Extracting information from text
Once text has been cleaned and split into manageable pieces, the next practical step is to pull useful signals out of it. Real programs rarely consume raw text directly. They extract names, numbers, labels, or markers and then make decisions based on what was found. This lesson orients us to simple ways Python programs extract structured information from unstructured text and turn it into data that logic can work with.
Identifying simple patterns in text
Text often contains repeated shapes. Dates look similar to other dates. Identifiers follow familiar formats. Headings, tags, and markers tend to repeat.
At this stage, we focus on recognizing simple patterns rather than describing text in full. The goal is to notice that parts of a string match something we care about.
In practice, this usually starts with checking whether a substring appears inside a larger block of text.
html = "<h1>Mars</h1>"
if "<h1>" in html:
print("Found a heading")
This kind of pattern check is crude, but it is often enough to decide what to do next.
Extracting structured information from unstructured text
Once a pattern is detected, the next step is to pull out the meaningful part. This turns vague text into a concrete value the program can store.
A common approach is to split text around known markers and keep the part we want.
html = "<h1>Mars</h1>"
start = html.find("<h1>") + len("<h1>")
end = html.find("</h1>")
title = html[start:end]
The result is no longer HTML. It is a plain string that represents a specific piece of information.

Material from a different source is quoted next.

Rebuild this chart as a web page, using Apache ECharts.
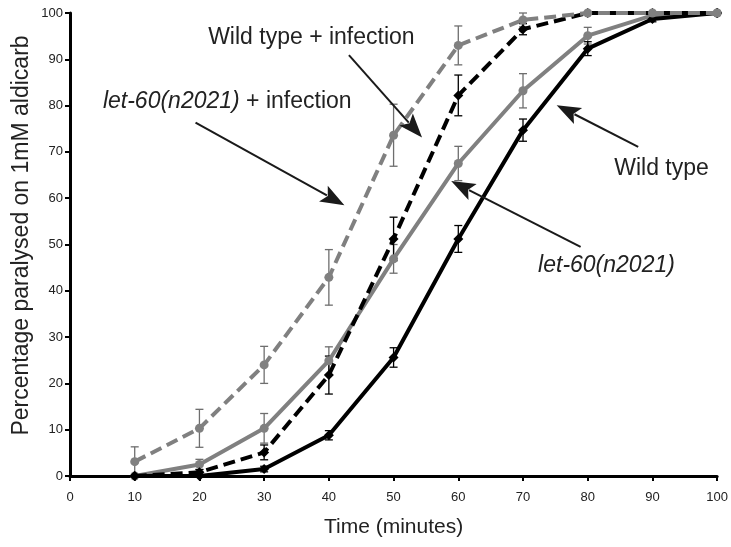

Using basic pattern matching techniques
Python provides tools that make pattern-based extraction more explicit. Regular expressions are one such tool, and even simple patterns can be useful without mastering the full feature set.
Here we match the text inside an <h1> tag.
import re
html = "<h1>Mars</h1>"
match = re.search(r"<h1>(.*?)</h1>", html)
if match:
title = match.group(1)
Pattern matching makes the intent clearer: we are not just slicing strings, we are describing the shape of what we are looking for.
Converting extracted information into structured data
Extracted values become more useful when they are grouped into familiar data structures. Strings turn into fields. Multiple fields turn into dictionaries or lists.
page = {
"title": title,
"source": "planet_page.html"
}
At this point, text has been transformed into data. The program no longer needs to re-interpret the original string to understand what it represents.
Using extracted data as signals for program logic
Structured data can now drive decisions. Programs branch, loop, or generate output based on what was extracted.
if page["title"] == "Mars":
print("Generating Mars page")
This is where text processing connects directly to control flow. The text itself is no longer the focus. The extracted signal is.
Conclusion
We now have a clear picture of how Python programs move from raw text to actionable information. By identifying patterns, extracting specific values, and converting them into structured data, text becomes something logic can reason about. This orientation is enough to recognize where text extraction fits and how it supports decision-making in real Python systems.